Paris: France’s synchronised test firing of naval cruise missiles from a surface ship and a submarine 400 kilometres apart adds a land-attack capability for European navies that may be more difficult for air defences to counter, media reports said.

The French frigate Aquitaine and a Suffren-class nuclear-powered attack submarine, sailing near Quimper and Biscarosse, respectively, last week each fired a Missile de Croisière Naval or MdCN that simultaneously hit a target at a military testing site in south-west France, a first for the French Navy.

Coordinated cruise missile strikes could be used to saturate adversary defence systems, raising the chance of a successful hit on defended targets in a high-intensity context, the French Navy said in statement.

The synchronised double shot of the domestically developed MdCN relied on existing systems and software, the service said.

The French Navy’s coordinated launch from different platforms “is a notable development,” said Nick Childs, senior fellow for Naval Forces and Maritime Security at the International Institute for Strategic Studies in London. “Being able to carry out strikes from different platforms in different locations at the same time complicates the air-defence challenge for the opponent.”

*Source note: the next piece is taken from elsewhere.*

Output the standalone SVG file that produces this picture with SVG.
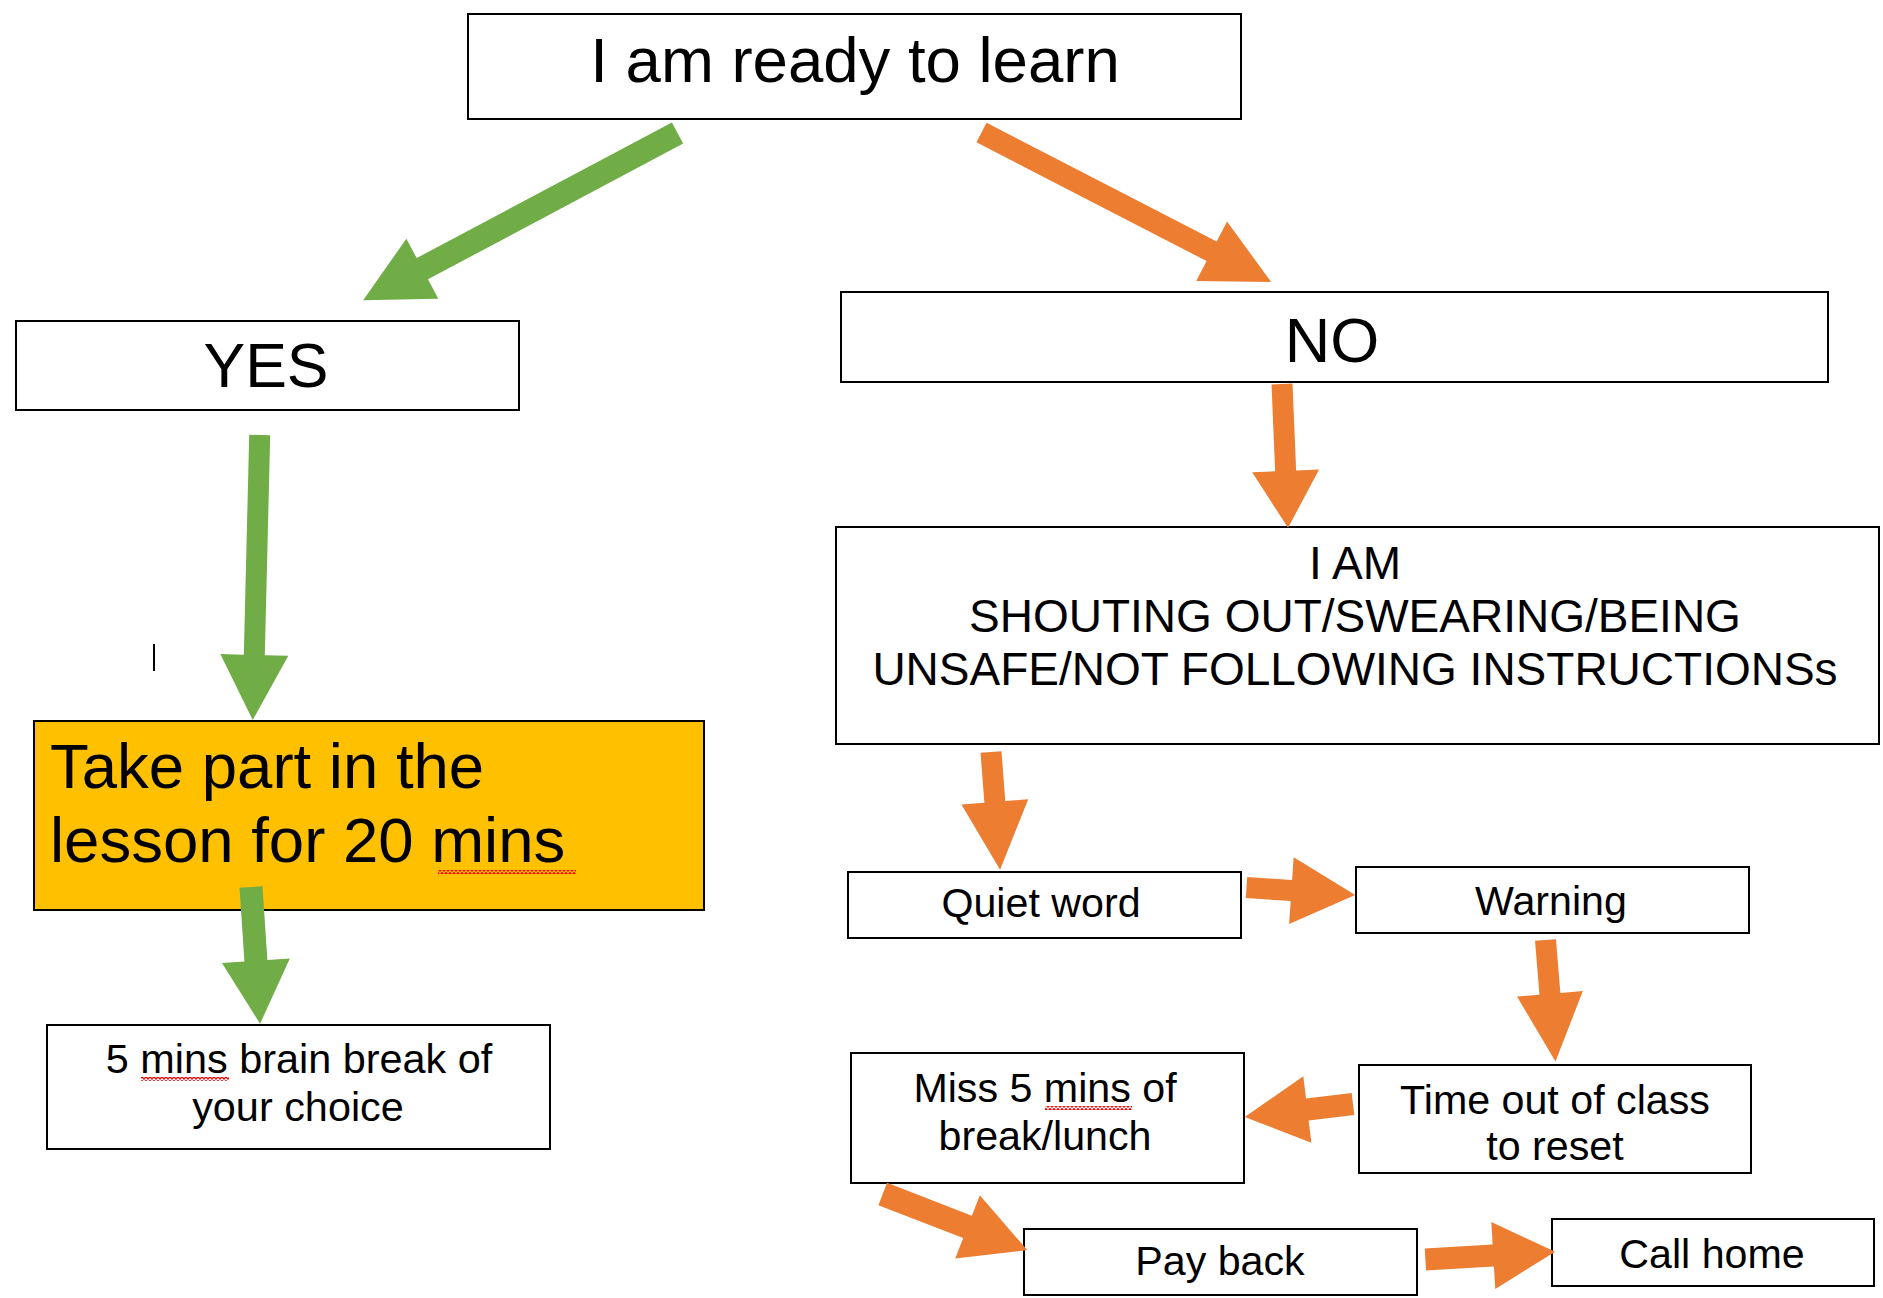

The synchronised cruise-missile firing is “something special,” as few navies in Europe perform land strikes, said Sebastian Bruns, senior researcher at the Institute for Security Policy Kiel University (ISPK). He said the exercise is “more of a capability demonstrator,” meant to validate the technology and telegraph the implications to would-be adversaries at the same time.

The MdCN is France’s answer to the US – made Tomahawk, and was developed by pan-European missile maker MBDA following a contract in 2006. The naval cruise missile entered service in 2017 and was used operationally by France for the first time in strikes against Syria in 2018.